Ormai almeno un pezzo all’anno su Blaze Bayley lo devo scrivere, lo sento necessario. Vi ho già tediati con una rapida biografia musicale, e con la recensione dell’ultimo bellissimo War Within Me; questa volta parliamo della ristampa del suo terzo album Blood And Belief, originariamente uscito nel 2004.
In realtà si tratta del terzo e ultimo disco dei BLAZE, il gruppo da lui formato subito dopo la fuoriuscita dagli Iron Maiden, ma ormai di fatto considerato parte della sua discografia solista. Silicon Messiah, uscito tragicamente quasi in contemporanea con Brave New World, non aveva tantissimo da invidiare al disco di reunion dei Maiden; mentre il suo seguito Tenth Dimension si rivelò essere un concept leggermente pasticciato che, seppur con alcuni grandi pezzi, non tiene il colpo. Purtroppo la promozione di entrambi gli album fu estremamente debole e il mondo iniziò a dimenticarsi di Blaze Bayley.
Blood And Belief arriva quando i BLAZE stavano già approcciando l’autodistruzione, con gli avvicendamenti al basso e alla batteria che sarebbero stati seguiti poco dopo da quelli dei due chitarristi. Seguirà un periodo di transizione terminato quattro lunghissimi anni dopo con la nascita della Blaze Bayley Band e l’immenso The Man Who Would Not Die.
Ma torniamo a Blood and Belief, un disco che non esito a definire il più sottovalutato della sua carriera; che all’interno di una discografia sottovalutata in toto lo rende una vera e propria perla. Le grandi difficoltà degli anni post-Maiden spinsero Blaze ad abbandonare il suo amore per la fantascienza, lasciando spazio a dieci pezzi nudi e crudi che parlano di lui. Non che nei testi dei due dischi precedenti non ci fossero passaggi autobiografici molto personali, ma questa volta il cantante si mette proprio a nudo.

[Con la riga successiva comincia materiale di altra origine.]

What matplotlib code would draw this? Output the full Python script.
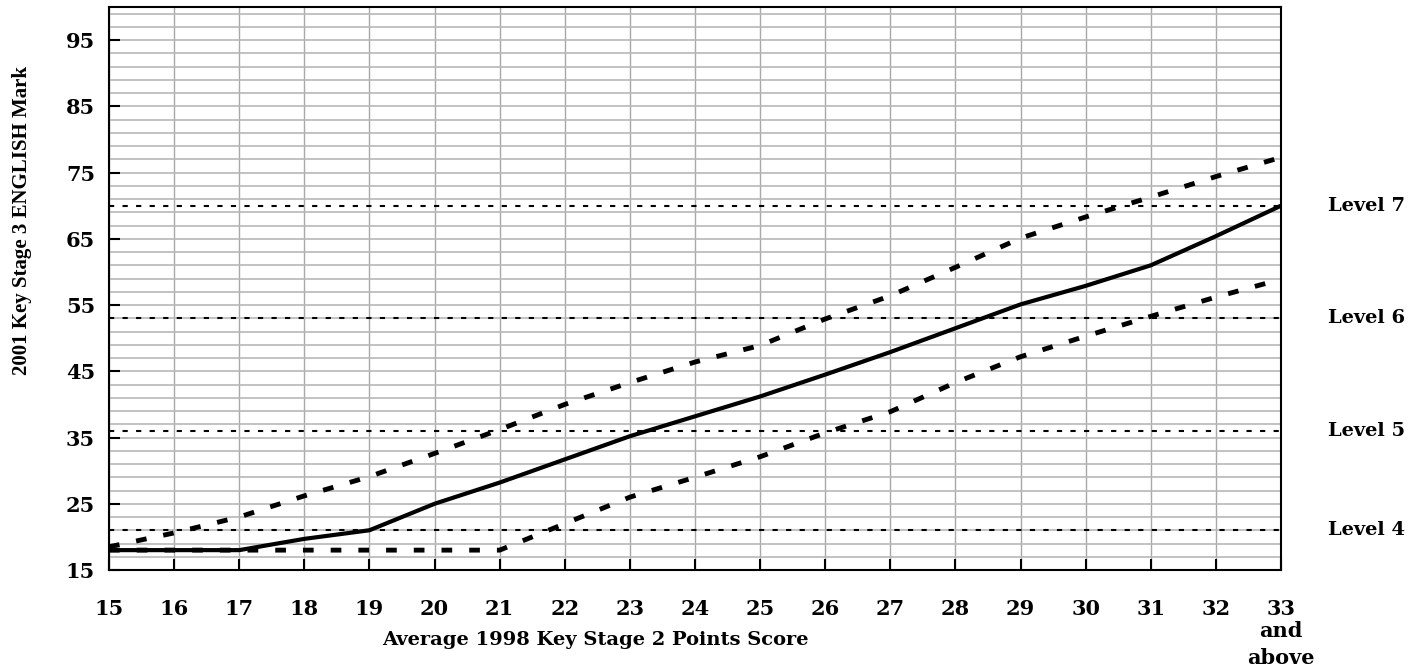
import numpy as np
import matplotlib.pyplot as plt

# KS2 average points score (x) and KS3 English marks (y)
ks2 = [15, 16, 17, 18, 19, 20, 21, 22, 23, 24, 25, 26, 27, 28, 29, 30, 31, 32, 33]
median = [18, 18, 18, 19.7, 21, 25, 28.2, 31.7, 35.2, 38.2, 41.2, 44.5, 47.9, 51.5, 55.1, 57.9, 61, 65.4, 70]
upper = [18.5, 20.6, 23, 26.2, 29.1, 32.6, 36.2, 40, 43.3, 46.4, 48.9, 52.9, 56.4, 60.7, 65.1, 68.3, 71.3, 74.4, 77.3]
lower = [18, 18, 18, 18, 18, 18, 18, 22, 26, 29, 32.1, 35.7, 38.9, 43.3, 47.2, 50.3, 53.3, 56.2, 58.9]

levels = ["Level 4", "Level 5", "Level 6", "Level 7"]
level_marks = [21, 36, 53, 70]

xticks = list(range(15, 34))
yticks = list(range(15, 100, 10))

FONT = "DejaVu Serif"

fig = plt.figure(figsize=(14.26, 6.70), dpi=100)
ax = fig.add_axes([109/1426, 1-570/670, (1281-109)/1426, (570-7)/670])

# grid
for x in xticks:
    ax.axvline(x, color="#a8a8a8", lw=1, zorder=0)
for y in range(17, 100, 2):
    ax.axhline(y, color="#b8b8b8", lw=1.2, zorder=0)

# level boundaries
for m in level_marks:
    ax.plot([15, 33], [m, m], color="black", lw=1.5, linestyle=(0, (2.5, 4)), zorder=2)

ax.plot(ks2, upper, color="black", lw=3.5, linestyle=(0, (2.2, 3.5)), zorder=3)
ax.plot(ks2, lower, color="black", lw=3.5, linestyle=(0, (2.2, 3.5)), zorder=3)
ax.plot(ks2, median, color="black", lw=3, zorder=4)

ax.set_xlim(15, 33)
ax.set_ylim(15, 100)
ax.set_xticks(xticks)
ax.set_xticklabels([str(x) for x in xticks])
ax.set_yticks(yticks)
ax.tick_params(axis="x", direction="in", length=8, width=1.5, pad=21, labelsize=15)
ax.tick_params(axis="y", direction="in", length=8, width=1.5, pad=10, labelsize=15)
for lab in ax.get_xticklabels() + ax.get_yticklabels():
    lab.set_fontfamily(FONT)
    lab.set_fontweight("bold")
for s in ax.spines.values():
    s.set_color("black")
    s.set_linewidth(1.5)

ax.text(33, -0.09, "and", transform=ax.get_xaxis_transform(), ha="center", va="top",
        fontsize=15, family=FONT, weight="bold", clip_on=False)
ax.text(33, -0.138, "above", transform=ax.get_xaxis_transform(), ha="center", va="top",
        fontsize=15, family=FONT, weight="bold", clip_on=False)

fig.text(595/1426, 1-640/670, "Average 1998 Key Stage 2 Points Score", ha="center", va="center",
         fontsize=14, family=FONT, weight="bold")
fig.text(22/1426, 1-220/670, "2001 Key Stage 3 ENGLISH Mark", rotation=90, ha="center", va="center",
         fontsize=15, family="Liberation Serif", weight="bold")

for name, m in zip(levels, level_marks):
    ax.text(1.04, m, name, transform=ax.get_yaxis_transform(), ha="left", va="center",
            fontsize=14, family=FONT, weight="bold", clip_on=False)

plt.savefig("out.png", dpi=100)
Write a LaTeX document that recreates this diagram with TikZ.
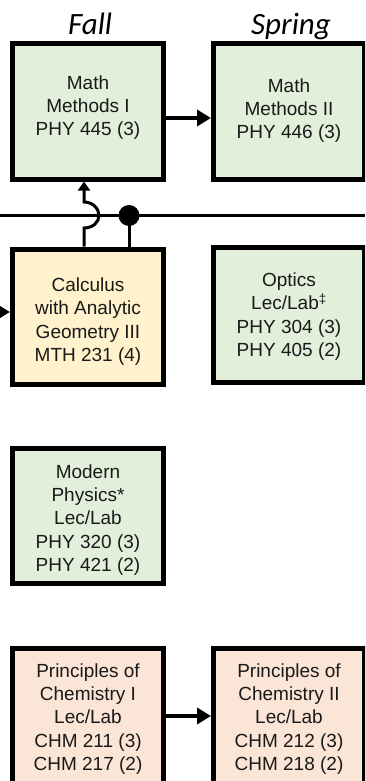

Anche musicalmente ci troviamo di fronte a un disco più crudo: contemporaneamente più moderno con tanti elementi groove, e allo stesso tempo spesso anche Sabbathiano. Niente cori, niente armonie; solo Blaze Bayley che sfoggia tutto il suo range emotivo aprendo totalmente il suo cuore.
Pezzi come Regret, Tearing Yourself to Pieces, Life And Death e Soundtrack to My Life sono come un grido di aiuto. Sta prendendo forma la sua filosofia alla Rocky, suo grande cavallo di battaglia nell’ultima decade e qui evidente nella gioiosa Will to Win, ma il mood principale è assolutamente più dimesso. Blaze lotta contro tutti i suoi demoni e contro gli ostacoli che gli si sono presentati nella vita, ma non è ancora riuscito a scendere a patti con loro. Il risultato è in questi pezzi che alternano resa, disperazione, presa di coscienza, e voglia di rivincita contro un mondo che gli ha dato tantissimo, ma tolto spesso quasi altrettanto.
I pezzi menzionati sopra galleggiano tutti sul mid-tempo senza sfociare mai nella vera ballad, con la sua potentissima voce a guidare il viaggio interiore. Il trittico in apertura mantiene tematiche simili, ma musicalmente spinge di più sull’acceleratore, così come la divertente Hollow Head.
Nel complesso non lo trovo un disco inferiore al tanto osannato Silicon Messiah; il quale ha degli alti più alti (Stare at The Sun e la titletrack su tutte), ma contiene anche un paio di pezzi non esaltanti. Blood and Belief invece regala 51 minuti di altissimo livello, con dei picchi molto soggettivi dati dal carattere personale del disco. Il mio cuore di apre sempre in due con Regret e Tearing Yourself to Pieces, ma a ognuno la sua.
Sembra ieri quando intervistai telefonicamente Blaze proprio per l’uscita di Blood And Belief, e invece parliamo di 18 anni fa. Ho ancora il file con quell’intervista, registrata appoggiando il microfono al vivavoce del telefono di casa. A parte il mio terribile inglese di allora che non facilitò la conversazione, trovai un Blaze con un’incessante fiducia nella sua musica, ma allo stesso tempo visibilmente abbattuto per gli inspiegabili insuccessi. Sono felice di vederlo adesso in un posto completamente diverso; con la formazione più longeva della sua carriera già al quarto disco di qualità, con decine e decine di concerti ogni anno in tutto il mondo, e che ristampa per la prima volta in vinile quest’album che tanto male deve avergli fatto in passato. Massima stima e massimo rispetto.